Oklahoma Republican Sen. James Inhofe took to the Senate floor Wednesday to announce an investigation into the Environmental Protection Agency’s “crucify them” enforcement strategy to keep oil and gas producers in line.
Inhofe, the ranking member of the Senate Committee on Environment and Public Works, highlighted a recently discovered 2010 speech by Obama-appointed Region 6 EPA Administrator Al Armendariz, in which the EPA official described the agency’s enforcement philosophy.
“Oil and gas is an enforcement priority, it’s one of seven, so we are going to spend a fair amount of time looking at oil and gas production. And I gave — I was in a meeting once and I gave an analogy to my staff about my philosophy of enforcement, and I think it was probably a little crude and maybe not appropriate for the meeting but I’ll go ahead and tell you what I said,” said Armendariz, according to Inhofe.
“It was kind of like how the Romans used to conquer little villages in the Mediterranean. They’d go into a little Turkish town somewhere, they’d find the first five guys they saw and they’d crucify them,” Inhofe quoted Armendariz saying. “And then you know that town was really easy to manage for the next few years. And so you make examples out of people who are in this case not compliant with the law. Find people who are not compliant with the law, and you hit them as hard as you can and you make examples out of them, and there is a deterrent effect there.”
Watch Armendariz’s comments here:
Inhofe said Armendariz’s words offer a “rare glimpse” into the Obama administration’s mindset, and pointed to examples of the EPA allegedly employing the strategy against natural gas producers in Parker County, Texas, Pavilion, Wyoming, and Dimock, Pennsylvania.
“In all three of these cases, before these investigations were complete, EPA made headline-grabbing statements either insinuating or proclaiming that hydraulic fracturing was the cause of water contamination,” he said, according to prepared comments, explaining in all three instances the agency later walk back their proclamations quietly.
The Oklahoma senator is launching an oversight investigation into the EPA’s handling of the three cases through the Senate Committee on Environment and Public Works.
“Against the backdrop of recent events, and Administrator Armendariz’s admission that EPA is out to crucify natural gas companies, it’s clear that EPA did not base these three studies on sound science or engage in the proper scientific process; the agency has been using questionable authorities while usurping the rightful regulatory authority of states,” he said announcing the investigation Wednesday. “EPA clearly went through with these investigations based on preconceived conclusions with the explicit goal of tying potential environmental harms to hydraulic fracturing.”

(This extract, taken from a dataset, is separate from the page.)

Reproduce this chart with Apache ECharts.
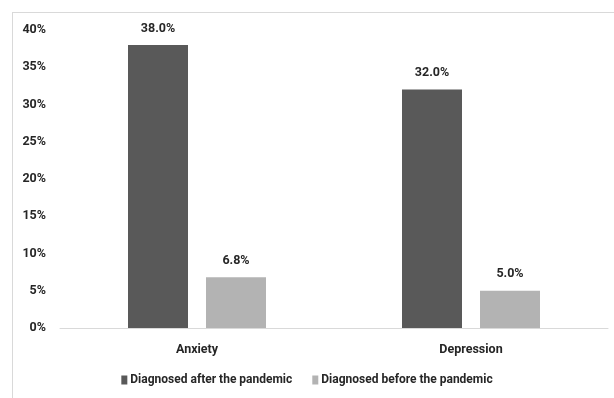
<!DOCTYPE html>
<html><head><meta charset="utf-8">
<script src="https://cdn.jsdelivr.net/npm/echarts@6/dist/echarts.min.js"></script>
<style>html,body{margin:0;padding:0;background:#fff}#c{width:614px;height:398px}</style>
</head><body><div id="c"></div>
<script>
var categories = ['Anxiety', 'Depression'];
var afterValues = [38.0, 32.0];
var beforeValues = [6.8, 5.0];
var seriesNames = ['Diagnosed after the pandemic', 'Diagnosed before the pandemic'];
var yTicks = [0, 5, 10, 15, 20, 25, 30, 35, 40];

var FONT = 'Roboto, sans-serif';
var chart = echarts.init(document.getElementById('c'), null, {renderer: 'canvas'});
var label = {show: true, position: 'top', distance: 10, formatter: function(p){return p.value.toFixed(1) + '%';},
  color: '#262626', fontFamily: FONT, fontWeight: 'bold', fontSize: 12.5};
chart.setOption({
  animation: false,
  textStyle: {fontFamily: FONT},
  graphic: [
    {type: 'line', shape: {x1: 12, y1: 12.5, x2: 614, y2: 12.5}, style: {stroke: '#d9d9d9', lineWidth: 1}},
    {type: 'line', shape: {x1: 12.5, y1: 12, x2: 12.5, y2: 398}, style: {stroke: '#d9d9d9', lineWidth: 1}}
  ],
  grid: {left: 60, right: 6, top: 30, bottom: 70, containLabel: false},
  legend: {
    data: seriesNames, bottom: 7, left: 'center', itemWidth: 6, itemHeight: 9, itemGap: 20,
    icon: 'rect',
    textStyle: {fontFamily: FONT, fontWeight: 'bold', fontSize: 12, color: '#262626', padding: [0,0,0,-2]}
  },
  xAxis: {
    type: 'category', data: categories,
    axisLine: {show: true, lineStyle: {color: '#d9d9d9'}},
    axisTick: {show: false},
    axisLabel: {color: '#262626', fontFamily: FONT, fontWeight: 'bold', fontSize: 12.5, margin: 15}
  },
  yAxis: {
    type: 'value', min: yTicks[0], max: yTicks[yTicks.length - 1], interval: 5,
    splitLine: {show: false}, axisLine: {show: false}, axisTick: {show: false},
    axisLabel: {formatter: '{value}%', color: '#262626', fontFamily: FONT, fontWeight: 'bold', fontSize: 12.5, margin: 14}
  },
  series: [
    {name: seriesNames[0], type: 'bar', data: afterValues, barWidth: 60, barGap: '30%',
     itemStyle: {color: '#595959'}, label: label},
    {name: seriesNames[1], type: 'bar', data: beforeValues, barWidth: 60,
     itemStyle: {color: '#b3b3b3'}, label: label}
  ]
});
</script></body></html>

Inhofe sent a 16 question letter to EPA administrator Lisa Jackson Wednesday quizzing the agency on its handling of the aforementioned Parker County, Texas case — in which the EPA issued an emergency order against the Range Resources drilling company for methane contamination in water wells only to quietly reverse their decision 15 months later.
“EPA needs to be held accountable,” Inhofe said on the floor. “The American people deserve to know exactly why EPA pushed ahead with such intensity to capture alarmist headlines, and then, when their investigations didn’t pan out the way they had hoped, they were forced to reverse their claims.”
According to Inhofe, it is imperative that the EPA answers for their apparent hostility to oil, gas and coal producers.
“[T]wo things are clearly incontrovertible,” he concluded. “1) the Obama Administration has done everything it possibly can to destroy domestic production of oil, gas and coal. And 2) the Obama Administration now is successfully carrying out its admitted plan to ‘boost the price of gasoline to the levels in Europe’ and make energy prices ‘necessarily skyrocket.’ Fortunately for the American people, they have yet to fully achieve their goal and we have got to stop them.”